Pertemuan dipimpin Ketua Majelis Agama Kaharingan Indonesia (Maki) Kalimantan, Suel, dan dihadiri Perwakilan Tetap Penduduk Pribumi Suku Dayak Perserikatan Bangsa-Bangsa (PBB) New York, Amerika Serikat, Andrew Ambrose Atama Katama.

Pertemuan diselingi ritual nyadiri, sebuah doa Agama Kaharingan, agar masyarakat terlepas dari berbagai hal yang tidak diinginkan, seperti ritual tolak bala.

Kaharingan, merupakan salah satu agama asli Suku Dayak di Pulau Borneo yang masuk kategori agama bumi, karena implementasi ritualnya akrab dengan alam. Kitab Suci Agama Kaharingan bernama Panaturan dan tempat ibadatnya bernama Balai Basarah.

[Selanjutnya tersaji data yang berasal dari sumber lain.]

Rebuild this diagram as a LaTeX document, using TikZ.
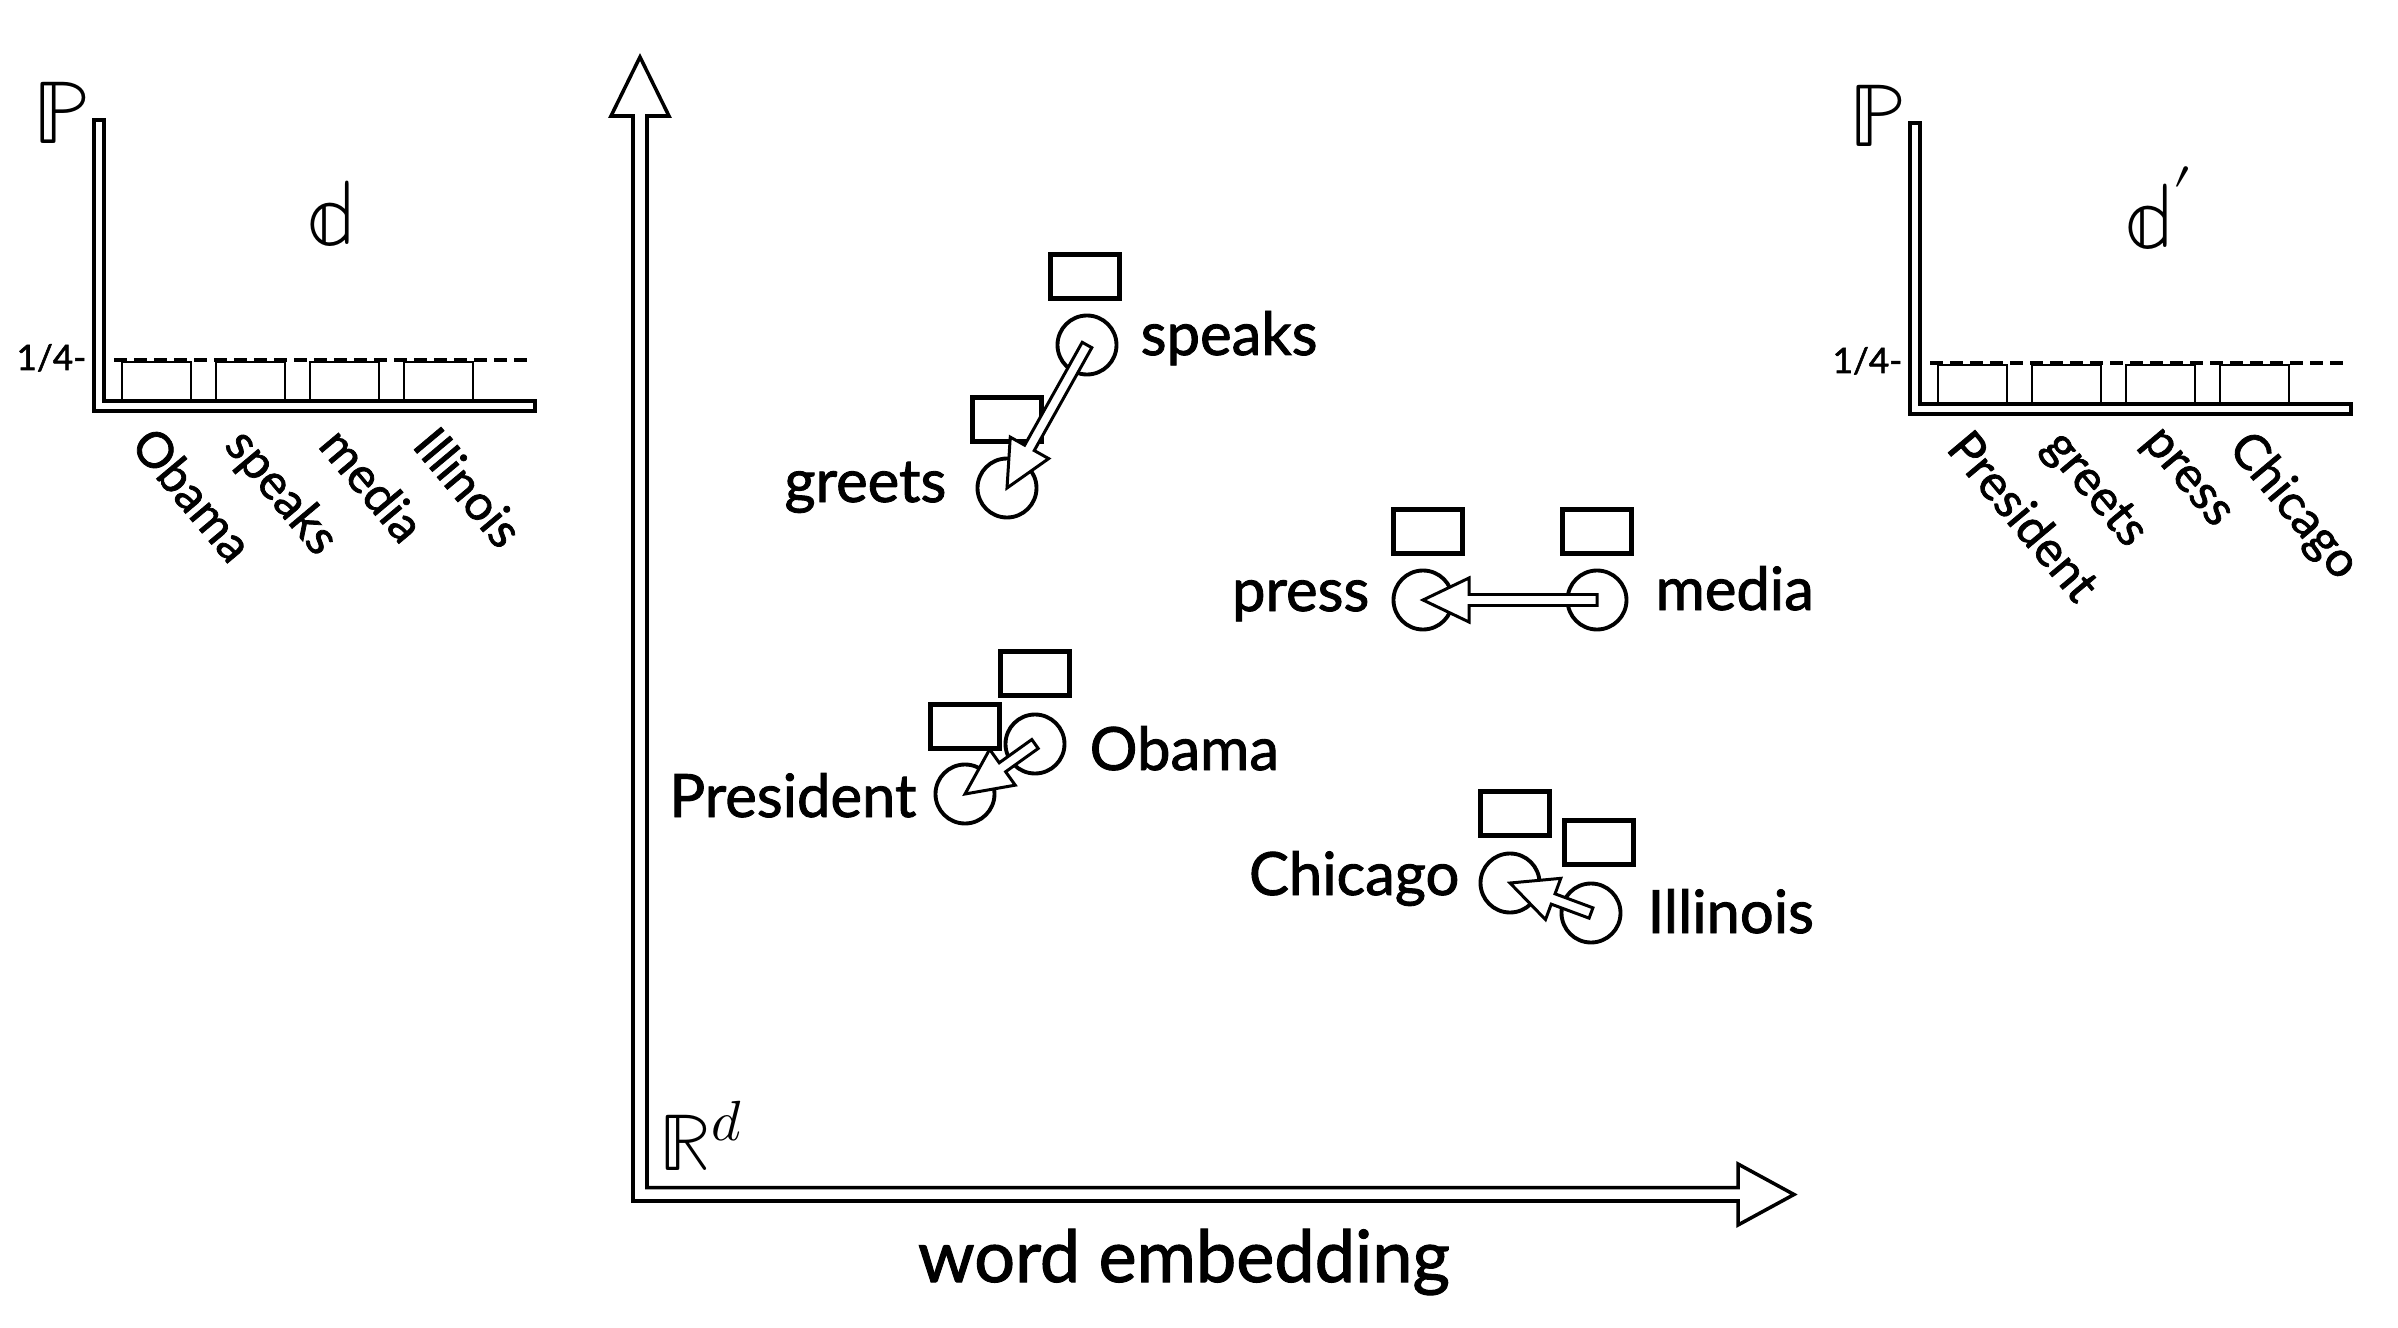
\documentclass[tikz,border=0pt]{standalone}
\usepackage{unicode-math}
\setmainfont{Lato}[FakeBold=1.5]
\usetikzlibrary{calc,positioning}

\tikzset{
  word/.style={font=\fontsize{17}{20}\selectfont, inner sep=0pt},
  point/.style={circle, draw, line width=1.1pt, minimum size=0.59cm, inner sep=0pt},
  vecbox/.style={rectangle, draw, line width=1.4pt, minimum width=0.69cm, minimum height=0.44cm, inner sep=0pt},
  axisline/.style={line width=1pt, line join=miter},
  barlabel/.style={font=\fontsize{14}{16}\selectfont, inner sep=0pt, rotate=-50, anchor=north west},
  bigmath/.style={font=\fontsize{25.5}{29}\selectfont, inner sep=0pt},
  tick/.style={font=\fontsize{10}{11}\selectfont, inner sep=0pt, anchor=base east},
}

% hollow arrow from the centre of one point to the centre of another
\newcommand{\shiftarrow}[2]{%
  \coordinate (hb) at ($(#2.center)!0.46cm!(#1.center)$);
  \draw[line width=0.85pt, fill=white, line join=miter]
    ($(#1.center)!0.055cm!90:(#2.center)$) -- ($(hb)!0.055cm!90:(#2.center)$)
    -- ($(hb)!0.22cm!90:(#2.center)$) -- (#2.center)
    -- ($(hb)!0.22cm!-90:(#2.center)$) -- ($(hb)!0.055cm!-90:(#2.center)$)
    -- ($(#1.center)!0.055cm!-90:(#2.center)$) -- cycle;
}

\begin{document}
\begin{tikzpicture}
  \useasboundingbox (0,0) rectangle (23.98,-13.28);

  % Distribution d
  \begin{scope}
    \draw[axisline] (0.94,-1.20) -- (1.04,-1.20) -- (1.04,-4.01) -- (5.35,-4.01) -- (5.35,-4.11) -- (0.94,-4.11) -- cycle;
    \foreach \x/\w in {1.22/Obama,2.16/speaks,3.10/media,4.04/Illinois}{
      \draw[line width=0.6pt] (\x,-4.01) rectangle ++(0.69,0.39);
      \node[barlabel] (lbl-\w) at (\x+0.35,-4.22) {\w};
    }
    \draw[line width=1.1pt, dash pattern=on 0.13cm off 0.07cm] (1.14,-3.60) -- (5.30,-3.60);
    \node[bigmath, anchor=base west] (p-left) at (0.33,-1.44) {$\mathbb{P}$};
    \node[bigmath, font=\fontsize{26}{29}\selectfont, anchor=base west] (d-left) at (3.08,-2.45) {$\mathbb{d}$};
    \node[tick] (q-left) at (0.87,-3.70) {1/4-};
  \end{scope}

  % Distribution d'
  \begin{scope}[shift={(18.16,-0.03)}]
    \draw[axisline] (0.94,-1.20) -- (1.04,-1.20) -- (1.04,-4.01) -- (5.35,-4.01) -- (5.35,-4.11) -- (0.94,-4.11) -- cycle;
    \foreach \x/\w in {1.22/President,2.16/greets,3.10/press,4.04/Chicago}{
      \draw[line width=0.6pt] (\x,-4.01) rectangle ++(0.69,0.39);
      \node[barlabel] (lbl-\w) at (\x+0.35,-4.22) {\w};
    }
    \draw[line width=1.1pt, dash pattern=on 0.13cm off 0.07cm] (1.14,-3.60) -- (5.30,-3.60);
    \node[bigmath, anchor=base west] (p-right) at (0.33,-1.44) {$\mathbb{P}$};
    \node[bigmath, font=\fontsize{26}{29}\selectfont, anchor=base west] (d-right) at (3.10,-2.45) {$\mathbb{d}'$};
    \node[tick] (q-right) at (0.87,-3.70) {1/4-};
  \end{scope}

  % Embedding space axes
  \draw[axisline, fill=white] (6.33,-1.16) -- (6.11,-1.16) -- (6.40,-0.57) -- (6.69,-1.16) -- (6.47,-1.16)
    -- (6.47,-11.875) -- (17.38,-11.875) -- (17.38,-11.64) -- (17.94,-11.945) -- (17.38,-12.25)
    -- (17.38,-12.01) -- (6.33,-12.01) -- cycle;
  \node[font=\fontsize{23}{27}\selectfont, inner sep=0pt, anchor=base west] (space) at (6.59,-11.70) {$\mathbb{R}^d$};
  \node[font=\fontsize{20.5}{24}\selectfont, inner sep=0pt, anchor=base] (xlabel) at (11.84,-12.82) {word embedding};

  % Words as points
  \node[point] (speaks) at (10.87,-3.45) {};
  \node[point] (greets) at (10.07,-4.88) {};
  \node[point] (obama) at (10.35,-7.44) {};
  \node[point] (president) at (9.65,-7.94) {};
  \node[point] (media) at (15.97,-6.00) {};
  \node[point] (press) at (14.23,-6.00) {};
  \node[point] (chicago) at (15.10,-8.83) {};
  \node[point] (illinois) at (15.91,-9.13) {};

  % Their vectors
  \node[vecbox, above=1.3mm of speaks, xshift=-0.02cm] (speaks-v) {};
  \node[vecbox, above=1.3mm of greets] (greets-v) {};
  \node[vecbox, above=1.5mm of obama] (obama-v) {};
  \node[vecbox, above=1.2mm of president] (president-v) {};
  \node[vecbox, above=1.3mm of media] (media-v) {};
  \node[vecbox, above=1.3mm of press, xshift=0.05cm] (press-v) {};
  \node[vecbox, above=1.35mm of chicago, xshift=0.05cm] (chicago-v) {};
  \node[vecbox, above=1.45mm of illinois, xshift=0.08cm] (illinois-v) {};

  % Labels
  \node[word, anchor=base west] (speaks-l) at (11.40,-3.55) {speaks};
  \node[word, anchor=base east] (greets-l) at (9.47,-5.02) {greets};
  \node[word, anchor=base west] (obama-l) at (10.89,-7.70) {Obama};
  \node[word, anchor=base east] (president-l) at (9.17,-8.17) {President};
  \node[word, anchor=base west] (media-l) at (16.55,-6.10) {media};
  \node[word, anchor=base east] (press-l) at (13.70,-6.11) {press};
  \node[word, anchor=base east] (chicago-l) at (14.60,-8.95) {Chicago};
  \node[word, anchor=base west] (illinois-l) at (16.47,-9.33) {Illinois};

  % Moves
  \shiftarrow{speaks}{greets}
  \shiftarrow{obama}{president}
  \shiftarrow{media}{press}
  \shiftarrow{illinois}{chicago}
\end{tikzpicture}
\end{document}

Agama asli Suku Dayak, termasuk Agama Kaharingan, meyakini, hutan, gunung, bukit, sebagai tempat sakral, tempat bersemanyam roh leluhur, sehingga dalam periode tertentu digelar ritual agama asli, sebagai sarana berkomunikasi dengan roh leluhur, penguasa alam sekitar.

Sebagai salah satu agama asli berbagai suku bangsa di Indonesia, termasuk keberadaan Agama Kaharingan, semakin dikukuhkan melalui keputusan Mahkamah Konstitusi Republik Indonesia, Selasa, 7 Nopember 2017, tentang pengakuan terhadap aliran kepercayaan, dimana dimaknai pula sebagai bentuk pengakuan terhadap keberadaan agama asli berbagai suku bangsa Indonesia

Dalam putusan MK-RI, tanggal 7 Nopember 2017 disebutkan, Agama Kaharingan sebagai salah satu aliran kepercayaan (agama asli) di Indonesia.

Dikatakan Cornelius Kimha, bicara revitalisasi Kebudayaan Suku Dayak, maka bicara masalah eksistensi agama asli Suku Dayak, sebagai landasan filosifi dan ideologi Suku Dayak dalam beretika berperilaku.

Sedangkan agama impor yang dianut Suku Dayak sebagai sarana keyakinan iman yang sewaktu-waktu bisa berubah, tapi agama asli Dayak berurat berakar dari legenda suci Dayak, adat istiadat Dayak dan hukum adat Dayak akan dibawa orang Dayak sampai akhir hayat.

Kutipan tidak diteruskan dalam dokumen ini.